:: Provided records ::
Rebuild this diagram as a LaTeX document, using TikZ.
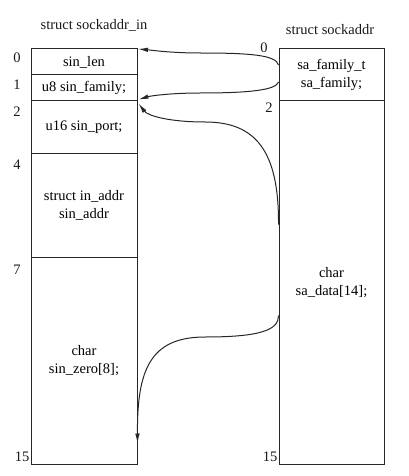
\documentclass[tikz,border=0pt]{standalone}
\usepackage{fontspec}
\setmainfont{Liberation Serif}
\usetikzlibrary{arrows.meta,calc}
\begin{document}
\begin{tikzpicture}[x=1pt,y=-1pt,
  cell/.style={draw=black!85, line width=1pt, minimum width=106pt, inner sep=0pt, align=center, font=\fontsize{14.5}{18}\selectfont},
  lab/.style={font=\fontsize{14.5}{16}\selectfont, inner sep=0pt, text=black!90},
  conn/.style={draw=black!85, line width=1pt, -{Latex[length=10pt,width=4.5pt]}}]
\useasboundingbox (0,0) rectangle (409,476);
% titles
\node[lab] (t1) at (94,25) {struct sockaddr\_in};
\node[lab] (t2) at (330,30) {struct sockaddr};
% left structure
\node[cell, minimum height=26pt] (c0) at (84,62) {sin\_len};
\node[cell, minimum height=26pt] (c1) at (84,88) {u8 sin\_family;};
\node[cell, minimum height=52pt] (c2) at (84,127) {u16 sin\_port;};
\node[cell, minimum height=104pt] (c3) at (84,205) {struct in\_addr\\sin\_addr};
\node[cell, minimum height=207pt] (c4) at (84,360.5) {char\\sin\_zero[8];};
% right structure
\node[cell, minimum width=105pt, minimum height=52pt] (r0) at (331.5,75) {sa\_family\_t\\sa\_family;};
\node[cell, minimum width=105pt, minimum height=363pt] (r1) at (331.5,282.5) {char\\sa\_data[14];};
% offsets
\node[lab] (l0) at (17,58) {0};
\node[lab] (l1) at (17,85) {1};
\node[lab] (l2) at (17,112) {2};
\node[lab] (l4) at (17,165) {4};
\node[lab] (l7) at (17,270) {7};
\node[lab] (l15) at (22,457) {15};
\node[lab] (m0) at (264,48) {0};
\node[lab] (m2) at (269,108) {2};
\node[lab] (m15) at (270,457) {15};
% connector anchors
\coordinate (s1) at ($(r0.west)+(0,-10)$);
\coordinate (s2) at ($(r0.west)+(0,7)$);
\coordinate (s3) at ($(r1.west)+(0,-58)$);
\coordinate (s4) at ($(r1.west)+(0,33)$);
\coordinate (e1) at ($(c0.north east)+(0.5,0.5)$);
\coordinate (e2) at ($(c1.south east)+(1,-2)$);
\coordinate (e3) at ($(c2.north east)+(1,3)$);
\coordinate (e4) at ($(c4.south east)+(0,-21)$);
% connectors
\draw[conn] (s1) .. controls (276,55) and (250,53) .. (200,53) .. controls (170,53) and (150,50) .. (e1);
\draw[conn] (s2) .. controls (276,90) and (250,93) .. (200,93) .. controls (170,93) and (150,96) .. (e2);
\draw[conn] (s3) .. controls (279,150) and (255,122) .. (205,122) .. controls (170,122) and (148,116) .. (e3);
\draw[conn] (s4) .. controls (279,330) and (260,337) .. (205,337) .. controls (150,337) and (137,370) .. (e4);
\end{tikzpicture}
\end{document}
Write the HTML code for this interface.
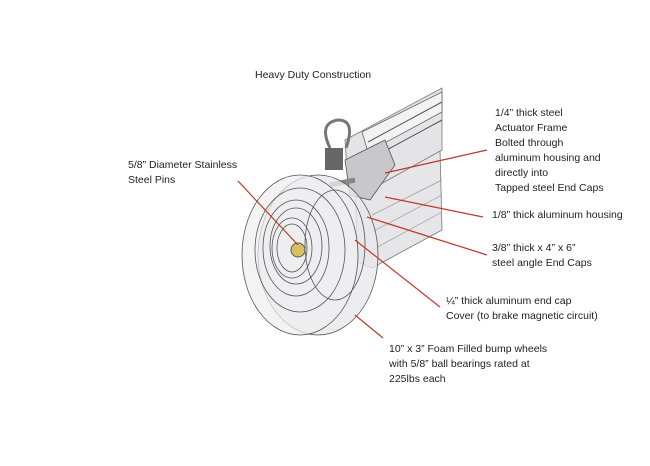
<!DOCTYPE html>
<html><head><style>
body{margin:0;background:#fff;width:650px;height:466px;overflow:hidden;position:relative;font-family:"Liberation Sans",sans-serif;}
.t{position:absolute;font-size:10.5px;line-height:15px;color:#222;white-space:nowrap;}
svg{position:absolute;left:0;top:0}
</style></head><body>
<svg width="650" height="466" viewBox="0 0 650 466">
<!-- lower housing -->
<polygon points="355,190 440,150 442,230 372,268 358,262" fill="#e6e6e8" stroke="#777" stroke-width="0.8"/>
<line x1="372" y1="215" x2="442" y2="180" stroke="#999" stroke-width="0.7"/>
<line x1="372" y1="232" x2="442" y2="195" stroke="#999" stroke-width="0.7"/>
<line x1="372" y1="250" x2="442" y2="212" stroke="#999" stroke-width="0.7"/>
<!-- upper tube -->
<polygon points="345,140 442,88 442,150 370,190 348,185" fill="#e4e4e6" stroke="#777" stroke-width="0.8"/>
<polygon points="362,132 442,92 442,112 368,152" fill="#f3f3f3" stroke="#666" stroke-width="0.8"/>
<line x1="368" y1="142" x2="442" y2="102" stroke="#555"/>
<line x1="372" y1="158" x2="442" y2="120" stroke="#555"/>
<polygon points="345,160 385,140 395,165 370,200 350,195" fill="#c8c8cc" stroke="#555" stroke-width="0.8"/>
<path d="M330,148 q-12,-25 8,-28 q18,0 8,28" fill="none" stroke="#777" stroke-width="3"/>
<rect x="325" y="148" width="18" height="22" fill="#666"/>
<line x1="330" y1="185" x2="355" y2="180" stroke="#888" stroke-width="5"/>
<!-- wheels -->
<g fill="none" stroke="#555" stroke-width="0.8">
<ellipse cx="318" cy="255" rx="60" ry="80" fill="#e8e8ec" fill-opacity="0.8"/>
<ellipse cx="300" cy="255" rx="58" ry="80" fill="#eeeef0" fill-opacity="0.7"/>
<ellipse cx="300" cy="250" rx="45" ry="62"/>
<ellipse cx="296" cy="248" rx="33" ry="48"/>
<ellipse cx="296" cy="246" rx="26" ry="38"/>
<ellipse cx="292" cy="248" rx="20" ry="30"/>
<ellipse cx="292" cy="248" rx="15" ry="24"/>
<ellipse cx="335" cy="245" rx="30" ry="55"/>
</g>
<circle cx="298" cy="250" r="7" fill="#d8c060" stroke="#555"/>
<!-- leaders -->
<g stroke="#c0392b" stroke-width="1.2">
<line x1="238" y1="181" x2="298" y2="245"/>
<line x1="487" y1="150" x2="385" y2="173"/>
<line x1="483" y1="217" x2="385" y2="197"/>
<line x1="487" y1="255" x2="367" y2="217"/>
<line x1="440" y1="307" x2="355" y2="240"/>
<line x1="383" y1="338" x2="355" y2="315"/>
</g>
</svg>
<div class="t" style="left:255px;top:68px">Heavy Duty Construction</div>
<div class="t" style="left:128px;top:158px">5/8” Diameter Stainless<br>Steel Pins</div>
<div class="t" style="left:495px;top:106px">1/4” thick steel<br>Actuator Frame<br>Bolted through<br>aluminum housing and<br>directly into<br>Tapped steel End Caps</div>
<div class="t" style="left:492px;top:208px">1/8” thick aluminum housing</div>
<div class="t" style="left:492px;top:241px">3/8” thick x 4” x 6”<br>steel angle End Caps</div>
<div class="t" style="left:446px;top:294px">¼” thick aluminum end cap<br>Cover (to brake magnetic circuit)</div>
<div class="t" style="left:389px;top:342px">10” x 3” Foam Filled bump wheels<br>with 5/8” ball bearings rated at<br>225lbs each</div>
</body></html>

:: Problem details ::
Above are records to transcribe exactly; leave their pictures out.

:: Solution to this exercise ::
Rebuild this diagram as a LaTeX document, using TikZ.
\documentclass[tikz,border=0pt]{standalone}
\usepackage{fontspec}
\setmainfont{Liberation Serif}
\usetikzlibrary{arrows.meta,calc}
\begin{document}
\begin{tikzpicture}[x=1pt,y=-1pt,
  cell/.style={draw=black!85, line width=1pt, minimum width=106pt, inner sep=0pt, align=center, font=\fontsize{14.5}{18}\selectfont},
  lab/.style={font=\fontsize{14.5}{16}\selectfont, inner sep=0pt, text=black!90},
  conn/.style={draw=black!85, line width=1pt, -{Latex[length=10pt,width=4.5pt]}}]
\useasboundingbox (0,0) rectangle (409,476);
% titles
\node[lab] (t1) at (94,25) {struct sockaddr\_in};
\node[lab] (t2) at (330,30) {struct sockaddr};
% left structure
\node[cell, minimum height=26pt] (c0) at (84,62) {sin\_len};
\node[cell, minimum height=26pt] (c1) at (84,88) {u8 sin\_family;};
\node[cell, minimum height=52pt] (c2) at (84,127) {u16 sin\_port;};
\node[cell, minimum height=104pt] (c3) at (84,205) {struct in\_addr\\sin\_addr};
\node[cell, minimum height=207pt] (c4) at (84,360.5) {char\\sin\_zero[8];};
% right structure
\node[cell, minimum width=105pt, minimum height=52pt] (r0) at (331.5,75) {sa\_family\_t\\sa\_family;};
\node[cell, minimum width=105pt, minimum height=363pt] (r1) at (331.5,282.5) {char\\sa\_data[14];};
% offsets
\node[lab] (l0) at (17,58) {0};
\node[lab] (l1) at (17,85) {1};
\node[lab] (l2) at (17,112) {2};
\node[lab] (l4) at (17,165) {4};
\node[lab] (l7) at (17,270) {7};
\node[lab] (l15) at (22,457) {15};
\node[lab] (m0) at (264,48) {0};
\node[lab] (m2) at (269,108) {2};
\node[lab] (m15) at (270,457) {15};
% connector anchors
\coordinate (s1) at ($(r0.west)+(0,-10)$);
\coordinate (s2) at ($(r0.west)+(0,7)$);
\coordinate (s3) at ($(r1.west)+(0,-58)$);
\coordinate (s4) at ($(r1.west)+(0,33)$);
\coordinate (e1) at ($(c0.north east)+(0.5,0.5)$);
\coordinate (e2) at ($(c1.south east)+(1,-2)$);
\coordinate (e3) at ($(c2.north east)+(1,3)$);
\coordinate (e4) at ($(c4.south east)+(0,-21)$);
% connectors
\draw[conn] (s1) .. controls (276,55) and (250,53) .. (200,53) .. controls (170,53) and (150,50) .. (e1);
\draw[conn] (s2) .. controls (276,90) and (250,93) .. (200,93) .. controls (170,93) and (150,96) .. (e2);
\draw[conn] (s3) .. controls (279,150) and (255,122) .. (205,122) .. controls (170,122) and (148,116) .. (e3);
\draw[conn] (s4) .. controls (279,330) and (260,337) .. (205,337) .. controls (150,337) and (137,370) .. (e4);
\end{tikzpicture}
\end{document}
Write the HTML code for this interface.
<!DOCTYPE html>
<html><head><style>
body{margin:0;background:#fff;width:650px;height:466px;overflow:hidden;position:relative;font-family:"Liberation Sans",sans-serif;}
.t{position:absolute;font-size:10.5px;line-height:15px;color:#222;white-space:nowrap;}
svg{position:absolute;left:0;top:0}
</style></head><body>
<svg width="650" height="466" viewBox="0 0 650 466">
<!-- lower housing -->
<polygon points="355,190 440,150 442,230 372,268 358,262" fill="#e6e6e8" stroke="#777" stroke-width="0.8"/>
<line x1="372" y1="215" x2="442" y2="180" stroke="#999" stroke-width="0.7"/>
<line x1="372" y1="232" x2="442" y2="195" stroke="#999" stroke-width="0.7"/>
<line x1="372" y1="250" x2="442" y2="212" stroke="#999" stroke-width="0.7"/>
<!-- upper tube -->
<polygon points="345,140 442,88 442,150 370,190 348,185" fill="#e4e4e6" stroke="#777" stroke-width="0.8"/>
<polygon points="362,132 442,92 442,112 368,152" fill="#f3f3f3" stroke="#666" stroke-width="0.8"/>
<line x1="368" y1="142" x2="442" y2="102" stroke="#555"/>
<line x1="372" y1="158" x2="442" y2="120" stroke="#555"/>
<polygon points="345,160 385,140 395,165 370,200 350,195" fill="#c8c8cc" stroke="#555" stroke-width="0.8"/>
<path d="M330,148 q-12,-25 8,-28 q18,0 8,28" fill="none" stroke="#777" stroke-width="3"/>
<rect x="325" y="148" width="18" height="22" fill="#666"/>
<line x1="330" y1="185" x2="355" y2="180" stroke="#888" stroke-width="5"/>
<!-- wheels -->
<g fill="none" stroke="#555" stroke-width="0.8">
<ellipse cx="318" cy="255" rx="60" ry="80" fill="#e8e8ec" fill-opacity="0.8"/>
<ellipse cx="300" cy="255" rx="58" ry="80" fill="#eeeef0" fill-opacity="0.7"/>
<ellipse cx="300" cy="250" rx="45" ry="62"/>
<ellipse cx="296" cy="248" rx="33" ry="48"/>
<ellipse cx="296" cy="246" rx="26" ry="38"/>
<ellipse cx="292" cy="248" rx="20" ry="30"/>
<ellipse cx="292" cy="248" rx="15" ry="24"/>
<ellipse cx="335" cy="245" rx="30" ry="55"/>
</g>
<circle cx="298" cy="250" r="7" fill="#d8c060" stroke="#555"/>
<!-- leaders -->
<g stroke="#c0392b" stroke-width="1.2">
<line x1="238" y1="181" x2="298" y2="245"/>
<line x1="487" y1="150" x2="385" y2="173"/>
<line x1="483" y1="217" x2="385" y2="197"/>
<line x1="487" y1="255" x2="367" y2="217"/>
<line x1="440" y1="307" x2="355" y2="240"/>
<line x1="383" y1="338" x2="355" y2="315"/>
</g>
</svg>
<div class="t" style="left:255px;top:68px">Heavy Duty Construction</div>
<div class="t" style="left:128px;top:158px">5/8” Diameter Stainless<br>Steel Pins</div>
<div class="t" style="left:495px;top:106px">1/4” thick steel<br>Actuator Frame<br>Bolted through<br>aluminum housing and<br>directly into<br>Tapped steel End Caps</div>
<div class="t" style="left:492px;top:208px">1/8” thick aluminum housing</div>
<div class="t" style="left:492px;top:241px">3/8” thick x 4” x 6”<br>steel angle End Caps</div>
<div class="t" style="left:446px;top:294px">¼” thick aluminum end cap<br>Cover (to brake magnetic circuit)</div>
<div class="t" style="left:389px;top:342px">10” x 3” Foam Filled bump wheels<br>with 5/8” ball bearings rated at<br>225lbs each</div>
</body></html>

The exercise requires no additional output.